Given instruction:
Search the data for the string "that" and gather each line it is in.

Dataset entries
######

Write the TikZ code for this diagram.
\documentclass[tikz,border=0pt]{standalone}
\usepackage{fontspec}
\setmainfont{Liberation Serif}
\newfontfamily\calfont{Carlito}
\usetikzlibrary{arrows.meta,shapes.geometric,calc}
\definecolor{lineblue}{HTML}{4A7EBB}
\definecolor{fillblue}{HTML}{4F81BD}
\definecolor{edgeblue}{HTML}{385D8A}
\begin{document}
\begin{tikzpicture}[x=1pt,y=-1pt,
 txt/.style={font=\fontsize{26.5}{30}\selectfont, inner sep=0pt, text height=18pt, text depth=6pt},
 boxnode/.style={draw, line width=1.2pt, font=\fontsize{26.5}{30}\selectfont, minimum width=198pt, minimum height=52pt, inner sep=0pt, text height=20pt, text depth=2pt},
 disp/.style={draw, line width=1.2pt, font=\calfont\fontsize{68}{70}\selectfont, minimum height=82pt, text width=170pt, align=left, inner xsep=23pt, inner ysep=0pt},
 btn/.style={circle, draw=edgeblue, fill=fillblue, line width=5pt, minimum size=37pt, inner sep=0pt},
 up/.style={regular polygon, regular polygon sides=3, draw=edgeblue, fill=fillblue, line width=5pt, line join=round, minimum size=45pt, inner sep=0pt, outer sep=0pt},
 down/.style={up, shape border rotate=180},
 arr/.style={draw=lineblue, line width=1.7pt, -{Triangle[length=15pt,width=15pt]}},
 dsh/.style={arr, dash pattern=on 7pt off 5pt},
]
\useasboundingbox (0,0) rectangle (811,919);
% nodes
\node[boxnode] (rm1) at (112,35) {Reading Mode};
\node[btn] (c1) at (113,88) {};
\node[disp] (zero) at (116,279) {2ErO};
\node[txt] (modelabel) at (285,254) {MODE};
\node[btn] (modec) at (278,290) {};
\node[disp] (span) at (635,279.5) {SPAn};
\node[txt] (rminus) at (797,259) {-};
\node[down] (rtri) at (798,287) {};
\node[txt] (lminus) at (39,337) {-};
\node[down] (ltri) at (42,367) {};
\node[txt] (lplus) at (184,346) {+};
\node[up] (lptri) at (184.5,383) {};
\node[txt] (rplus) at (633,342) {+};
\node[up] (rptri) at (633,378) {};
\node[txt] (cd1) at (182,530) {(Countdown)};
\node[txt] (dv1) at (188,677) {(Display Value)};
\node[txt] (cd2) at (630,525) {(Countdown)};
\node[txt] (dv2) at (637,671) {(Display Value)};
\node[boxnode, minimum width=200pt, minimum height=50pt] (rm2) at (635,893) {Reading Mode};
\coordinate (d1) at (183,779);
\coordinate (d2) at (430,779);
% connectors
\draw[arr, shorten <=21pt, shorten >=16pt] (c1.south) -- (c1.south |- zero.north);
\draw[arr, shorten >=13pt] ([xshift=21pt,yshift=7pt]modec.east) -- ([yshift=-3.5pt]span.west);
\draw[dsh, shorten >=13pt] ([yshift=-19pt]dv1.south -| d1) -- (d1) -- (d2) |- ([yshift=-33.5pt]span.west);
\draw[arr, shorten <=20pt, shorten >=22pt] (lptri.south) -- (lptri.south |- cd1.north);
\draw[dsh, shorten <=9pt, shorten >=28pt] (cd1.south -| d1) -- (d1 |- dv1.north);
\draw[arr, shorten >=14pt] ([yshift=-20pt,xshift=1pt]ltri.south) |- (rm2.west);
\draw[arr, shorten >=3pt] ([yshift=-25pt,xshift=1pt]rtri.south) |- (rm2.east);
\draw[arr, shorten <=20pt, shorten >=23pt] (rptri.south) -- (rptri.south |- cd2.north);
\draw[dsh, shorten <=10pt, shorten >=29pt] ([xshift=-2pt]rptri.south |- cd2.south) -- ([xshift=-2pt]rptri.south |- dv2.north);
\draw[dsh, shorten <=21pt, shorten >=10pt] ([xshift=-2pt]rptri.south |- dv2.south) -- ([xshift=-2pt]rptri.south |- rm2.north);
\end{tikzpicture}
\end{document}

######

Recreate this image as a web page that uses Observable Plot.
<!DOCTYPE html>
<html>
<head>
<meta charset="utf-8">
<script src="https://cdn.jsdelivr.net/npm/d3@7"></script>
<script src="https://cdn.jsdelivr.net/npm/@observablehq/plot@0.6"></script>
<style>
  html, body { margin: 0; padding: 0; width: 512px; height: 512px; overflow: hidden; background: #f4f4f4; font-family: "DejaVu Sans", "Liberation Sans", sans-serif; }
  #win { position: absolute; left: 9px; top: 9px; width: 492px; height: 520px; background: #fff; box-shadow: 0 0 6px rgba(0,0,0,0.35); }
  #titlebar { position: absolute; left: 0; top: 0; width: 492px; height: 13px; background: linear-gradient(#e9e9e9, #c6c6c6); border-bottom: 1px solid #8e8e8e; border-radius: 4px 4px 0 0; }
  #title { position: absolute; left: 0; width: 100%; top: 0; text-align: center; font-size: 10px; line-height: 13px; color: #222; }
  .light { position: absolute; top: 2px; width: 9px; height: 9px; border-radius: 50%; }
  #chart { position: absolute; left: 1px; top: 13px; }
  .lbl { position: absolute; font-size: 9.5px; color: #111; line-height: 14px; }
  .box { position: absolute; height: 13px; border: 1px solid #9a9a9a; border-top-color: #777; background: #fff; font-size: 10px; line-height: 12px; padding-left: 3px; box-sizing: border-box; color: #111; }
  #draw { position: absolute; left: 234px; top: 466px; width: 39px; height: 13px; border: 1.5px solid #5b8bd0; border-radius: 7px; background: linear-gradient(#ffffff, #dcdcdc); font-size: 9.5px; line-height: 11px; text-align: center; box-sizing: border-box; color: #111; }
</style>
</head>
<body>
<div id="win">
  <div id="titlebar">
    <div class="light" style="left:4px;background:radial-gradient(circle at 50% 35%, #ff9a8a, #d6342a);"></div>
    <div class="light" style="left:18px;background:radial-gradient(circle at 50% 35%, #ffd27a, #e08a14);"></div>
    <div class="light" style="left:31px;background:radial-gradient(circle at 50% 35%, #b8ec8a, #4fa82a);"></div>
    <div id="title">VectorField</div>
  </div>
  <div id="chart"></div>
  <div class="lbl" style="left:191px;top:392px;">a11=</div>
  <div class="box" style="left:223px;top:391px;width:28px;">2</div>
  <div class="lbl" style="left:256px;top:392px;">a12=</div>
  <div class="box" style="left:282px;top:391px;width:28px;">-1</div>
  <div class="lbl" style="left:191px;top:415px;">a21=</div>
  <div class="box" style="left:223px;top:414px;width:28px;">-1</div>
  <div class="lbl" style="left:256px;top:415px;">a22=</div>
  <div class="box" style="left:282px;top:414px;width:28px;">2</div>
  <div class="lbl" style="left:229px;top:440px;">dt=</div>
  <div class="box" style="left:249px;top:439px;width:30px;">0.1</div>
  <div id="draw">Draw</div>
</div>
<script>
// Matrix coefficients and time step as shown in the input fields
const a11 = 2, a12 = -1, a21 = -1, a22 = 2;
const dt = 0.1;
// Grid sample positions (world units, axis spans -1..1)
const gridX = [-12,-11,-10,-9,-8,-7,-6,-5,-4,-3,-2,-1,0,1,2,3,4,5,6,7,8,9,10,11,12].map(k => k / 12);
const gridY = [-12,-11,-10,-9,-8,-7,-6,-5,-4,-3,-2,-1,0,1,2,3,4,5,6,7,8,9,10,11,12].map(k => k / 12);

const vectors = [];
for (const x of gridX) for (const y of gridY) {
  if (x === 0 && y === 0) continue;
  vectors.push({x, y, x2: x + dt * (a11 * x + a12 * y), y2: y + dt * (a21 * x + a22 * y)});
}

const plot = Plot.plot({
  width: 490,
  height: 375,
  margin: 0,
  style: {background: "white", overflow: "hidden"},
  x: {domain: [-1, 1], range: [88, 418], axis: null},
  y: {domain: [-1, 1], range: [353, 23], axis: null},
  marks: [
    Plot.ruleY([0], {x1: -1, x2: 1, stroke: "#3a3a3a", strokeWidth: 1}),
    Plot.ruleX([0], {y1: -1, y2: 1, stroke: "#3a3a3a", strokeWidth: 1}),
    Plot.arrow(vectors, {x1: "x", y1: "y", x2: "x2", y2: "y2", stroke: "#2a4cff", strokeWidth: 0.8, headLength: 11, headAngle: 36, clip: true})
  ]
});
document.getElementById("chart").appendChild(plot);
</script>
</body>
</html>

######

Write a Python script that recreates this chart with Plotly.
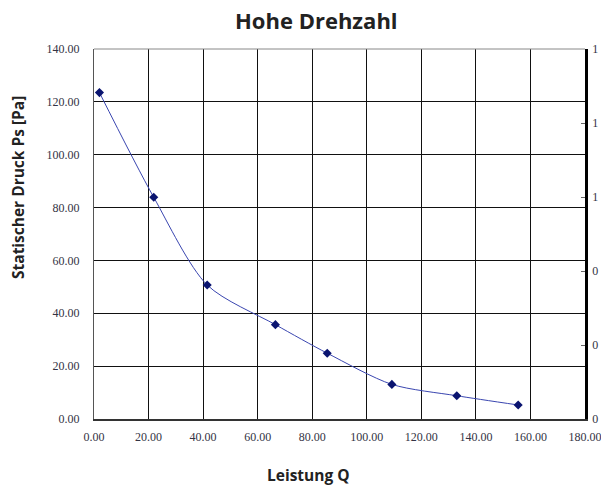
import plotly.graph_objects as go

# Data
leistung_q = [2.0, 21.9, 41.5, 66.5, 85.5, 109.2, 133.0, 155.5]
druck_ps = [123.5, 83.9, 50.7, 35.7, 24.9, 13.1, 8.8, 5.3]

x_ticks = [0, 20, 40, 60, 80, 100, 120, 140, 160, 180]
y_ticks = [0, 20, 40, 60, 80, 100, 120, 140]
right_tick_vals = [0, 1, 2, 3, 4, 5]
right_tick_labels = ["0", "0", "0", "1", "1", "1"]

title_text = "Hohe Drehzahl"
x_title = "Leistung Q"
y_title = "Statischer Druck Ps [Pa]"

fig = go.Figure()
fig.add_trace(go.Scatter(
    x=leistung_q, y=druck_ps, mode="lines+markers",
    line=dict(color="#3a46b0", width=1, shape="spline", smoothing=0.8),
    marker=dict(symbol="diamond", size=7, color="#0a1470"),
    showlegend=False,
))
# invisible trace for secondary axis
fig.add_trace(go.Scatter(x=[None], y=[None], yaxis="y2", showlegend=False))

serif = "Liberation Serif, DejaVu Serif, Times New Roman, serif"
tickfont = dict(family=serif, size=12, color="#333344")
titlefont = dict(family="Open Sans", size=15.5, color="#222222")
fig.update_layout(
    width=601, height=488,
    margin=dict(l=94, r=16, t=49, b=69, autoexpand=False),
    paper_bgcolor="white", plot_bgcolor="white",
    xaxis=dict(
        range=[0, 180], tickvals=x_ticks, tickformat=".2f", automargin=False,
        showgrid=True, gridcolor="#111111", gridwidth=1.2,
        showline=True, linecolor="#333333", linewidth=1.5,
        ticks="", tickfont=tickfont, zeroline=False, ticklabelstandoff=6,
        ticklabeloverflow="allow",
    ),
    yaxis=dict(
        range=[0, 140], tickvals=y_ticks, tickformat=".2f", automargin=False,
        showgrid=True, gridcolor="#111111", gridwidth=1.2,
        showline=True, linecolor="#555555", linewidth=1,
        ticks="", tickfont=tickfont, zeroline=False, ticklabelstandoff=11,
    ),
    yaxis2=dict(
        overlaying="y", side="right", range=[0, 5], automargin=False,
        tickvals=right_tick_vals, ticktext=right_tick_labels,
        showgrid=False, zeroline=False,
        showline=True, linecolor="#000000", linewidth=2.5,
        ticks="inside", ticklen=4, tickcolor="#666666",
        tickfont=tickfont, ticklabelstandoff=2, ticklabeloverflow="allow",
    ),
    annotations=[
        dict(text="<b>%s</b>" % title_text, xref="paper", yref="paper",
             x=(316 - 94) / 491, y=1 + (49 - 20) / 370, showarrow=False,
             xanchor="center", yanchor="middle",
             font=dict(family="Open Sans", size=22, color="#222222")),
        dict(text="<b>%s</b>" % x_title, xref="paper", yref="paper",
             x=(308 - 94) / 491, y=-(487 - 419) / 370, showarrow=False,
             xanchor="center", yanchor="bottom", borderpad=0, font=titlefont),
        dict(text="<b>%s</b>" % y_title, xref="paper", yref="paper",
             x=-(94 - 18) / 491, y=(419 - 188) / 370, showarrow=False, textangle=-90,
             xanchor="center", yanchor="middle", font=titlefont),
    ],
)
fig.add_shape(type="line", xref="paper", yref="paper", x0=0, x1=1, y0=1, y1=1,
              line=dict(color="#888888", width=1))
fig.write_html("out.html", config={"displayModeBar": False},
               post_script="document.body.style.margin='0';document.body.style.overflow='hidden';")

######

Output for this task:
Recreate this image as a web page that uses Observable Plot.
Write a Python script that recreates this chart with Plotly.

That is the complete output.